_Task directions_:
Omit any picture, and return the remaining data exactly as written.

_Data extract_:
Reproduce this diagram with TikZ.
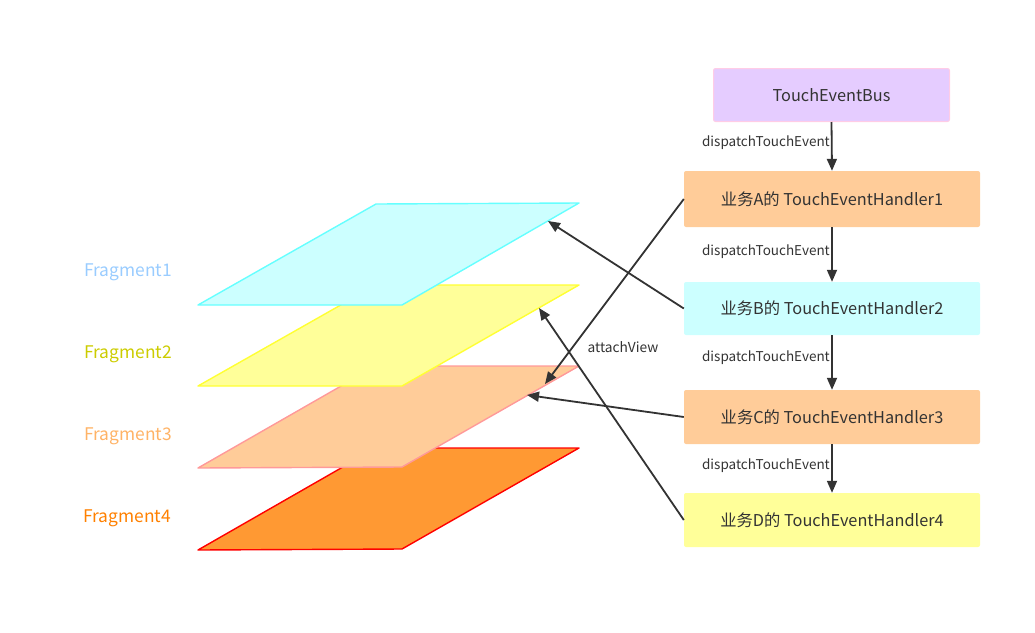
\documentclass[tikz,border=0pt]{standalone}
\usepackage{fontspec}
\setmainfont{Noto Sans CJK SC}
\usetikzlibrary{arrows.meta}
\definecolor{txt}{HTML}{333333}
\definecolor{cyanF}{HTML}{CCFFFF}
\definecolor{cyanD}{HTML}{66FFFF}
\definecolor{yelF}{HTML}{FFFF99}
\definecolor{yelD}{HTML}{FFFF33}
\definecolor{peaF}{HTML}{FFCC99}
\definecolor{peaD}{HTML}{FF9999}
\definecolor{orF}{HTML}{FF9933}
\definecolor{orD}{HTML}{FF0000}
\definecolor{busF}{HTML}{E5CCFF}
\definecolor{busD}{HTML}{FFCCE6}
\definecolor{fr1}{HTML}{99CCFF}
\definecolor{fr2}{HTML}{CCCC00}
\definecolor{fr3}{HTML}{FFB366}
\definecolor{fr4}{HTML}{FF8000}
\tikzset{
  box/.style={rectangle, rounded corners=2pt, minimum width=296pt, inner sep=0pt, text=txt, font=\fontsize{16.3}{18}\selectfont},
  lbl/.style={anchor=east, inner sep=0pt, text=txt, font=\fontsize{13.5}{15}\selectfont},
  conn/.style={draw=txt, line width=1.8pt, -{Triangle[length=12pt,width=10pt]}},
  frag/.style={line width=1.4pt, line join=round},
  fraglbl/.style={anchor=west, inner sep=0pt, font=\fontsize{17.4}{19}\selectfont}
}
\begin{document}
\begin{tikzpicture}[x=1pt,y=-1pt]
\useasboundingbox (0,0) rectangle (1035,632);
% fragments
\draw[frag, fill=orF, draw=orD] (198,550) -- (376,448) -- (579,448) -- (402,549) -- cycle;
\draw[frag, fill=peaF, draw=peaD] (198,468) -- (376,366) -- (579,366) -- (402,467) -- cycle;
\draw[frag, fill=yelF, draw=yelD] (198,386) -- (376,285) -- (579,285) -- (402,386) -- cycle;
\draw[frag, fill=cyanF, draw=cyanD] (198,305) -- (376,204) -- (579,203) -- (402,305) -- cycle;
\coordinate (t1) at (548,221);
\coordinate (t2) at (539,308);
\coordinate (t3a) at (545,384);
\coordinate (t3b) at (527,395);
\node[fraglbl, text=fr1] (l1) at (84,272) {Fragment1};
\node[fraglbl, text=fr2] (l2) at (84,354) {Fragment2};
\node[fraglbl, text=fr3] (l3) at (84,436) {Fragment3};
\node[fraglbl, text=fr4] (l4) at (83,518) {Fragment4};
% boxes
\node[box, fill=busF, draw=busD, line width=1pt, minimum width=236pt, minimum height=53pt] (bus) at (831.5,95) {TouchEventBus};
\node[box, fill=peaF, minimum height=56pt] (h1) at (832,199) {业务A的 TouchEventHandler1};
\node[box, fill=cyanF, minimum height=53pt] (h2) at (832,308.5) {业务B的 TouchEventHandler2};
\node[box, fill=peaF, minimum height=54pt] (h3) at (832,417) {业务C的 TouchEventHandler3};
\node[box, fill=yelF, minimum height=54pt] (h4) at (832,520) {业务D的 TouchEventHandler4};
\draw[conn] (bus.south) -- (h1.north);
\draw[conn] (h1.south) -- (h2.north);
\draw[conn] (h2.south) -- (h3.north);
\draw[conn] (h3.south) -- (h4.north);
\node[lbl] (d1) at (830,143) {dispatchTouchEvent};
\node[lbl] (d2) at (830,252) {dispatchTouchEvent};
\node[lbl] (d3) at (830,358) {dispatchTouchEvent};
\node[lbl] (d4) at (830,466) {dispatchTouchEvent};
% attach arrows
\draw[conn] (h1.west) -- (t3a);
\draw[conn] (h2.west) -- (t1);
\draw[conn] (h3.west) -- (t3b);
\draw[conn] (h4.west) -- (t2);
\node[text=txt, inner sep=0pt, font=\fontsize{13.75}{15}\selectfont] (av) at (623,347) {attachView};
\end{tikzpicture}
\end{document}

_Output below_:
Reproduce this diagram with TikZ.
\documentclass[tikz,border=0pt]{standalone}
\usepackage{fontspec}
\setmainfont{Noto Sans CJK SC}
\usetikzlibrary{arrows.meta}
\definecolor{txt}{HTML}{333333}
\definecolor{cyanF}{HTML}{CCFFFF}
\definecolor{cyanD}{HTML}{66FFFF}
\definecolor{yelF}{HTML}{FFFF99}
\definecolor{yelD}{HTML}{FFFF33}
\definecolor{peaF}{HTML}{FFCC99}
\definecolor{peaD}{HTML}{FF9999}
\definecolor{orF}{HTML}{FF9933}
\definecolor{orD}{HTML}{FF0000}
\definecolor{busF}{HTML}{E5CCFF}
\definecolor{busD}{HTML}{FFCCE6}
\definecolor{fr1}{HTML}{99CCFF}
\definecolor{fr2}{HTML}{CCCC00}
\definecolor{fr3}{HTML}{FFB366}
\definecolor{fr4}{HTML}{FF8000}
\tikzset{
  box/.style={rectangle, rounded corners=2pt, minimum width=296pt, inner sep=0pt, text=txt, font=\fontsize{16.3}{18}\selectfont},
  lbl/.style={anchor=east, inner sep=0pt, text=txt, font=\fontsize{13.5}{15}\selectfont},
  conn/.style={draw=txt, line width=1.8pt, -{Triangle[length=12pt,width=10pt]}},
  frag/.style={line width=1.4pt, line join=round},
  fraglbl/.style={anchor=west, inner sep=0pt, font=\fontsize{17.4}{19}\selectfont}
}
\begin{document}
\begin{tikzpicture}[x=1pt,y=-1pt]
\useasboundingbox (0,0) rectangle (1035,632);
% fragments
\draw[frag, fill=orF, draw=orD] (198,550) -- (376,448) -- (579,448) -- (402,549) -- cycle;
\draw[frag, fill=peaF, draw=peaD] (198,468) -- (376,366) -- (579,366) -- (402,467) -- cycle;
\draw[frag, fill=yelF, draw=yelD] (198,386) -- (376,285) -- (579,285) -- (402,386) -- cycle;
\draw[frag, fill=cyanF, draw=cyanD] (198,305) -- (376,204) -- (579,203) -- (402,305) -- cycle;
\coordinate (t1) at (548,221);
\coordinate (t2) at (539,308);
\coordinate (t3a) at (545,384);
\coordinate (t3b) at (527,395);
\node[fraglbl, text=fr1] (l1) at (84,272) {Fragment1};
\node[fraglbl, text=fr2] (l2) at (84,354) {Fragment2};
\node[fraglbl, text=fr3] (l3) at (84,436) {Fragment3};
\node[fraglbl, text=fr4] (l4) at (83,518) {Fragment4};
% boxes
\node[box, fill=busF, draw=busD, line width=1pt, minimum width=236pt, minimum height=53pt] (bus) at (831.5,95) {TouchEventBus};
\node[box, fill=peaF, minimum height=56pt] (h1) at (832,199) {业务A的 TouchEventHandler1};
\node[box, fill=cyanF, minimum height=53pt] (h2) at (832,308.5) {业务B的 TouchEventHandler2};
\node[box, fill=peaF, minimum height=54pt] (h3) at (832,417) {业务C的 TouchEventHandler3};
\node[box, fill=yelF, minimum height=54pt] (h4) at (832,520) {业务D的 TouchEventHandler4};
\draw[conn] (bus.south) -- (h1.north);
\draw[conn] (h1.south) -- (h2.north);
\draw[conn] (h2.south) -- (h3.north);
\draw[conn] (h3.south) -- (h4.north);
\node[lbl] (d1) at (830,143) {dispatchTouchEvent};
\node[lbl] (d2) at (830,252) {dispatchTouchEvent};
\node[lbl] (d3) at (830,358) {dispatchTouchEvent};
\node[lbl] (d4) at (830,466) {dispatchTouchEvent};
% attach arrows
\draw[conn] (h1.west) -- (t3a);
\draw[conn] (h2.west) -- (t1);
\draw[conn] (h3.west) -- (t3b);
\draw[conn] (h4.west) -- (t2);
\node[text=txt, inner sep=0pt, font=\fontsize{13.75}{15}\selectfont] (av) at (623,347) {attachView};
\end{tikzpicture}
\end{document}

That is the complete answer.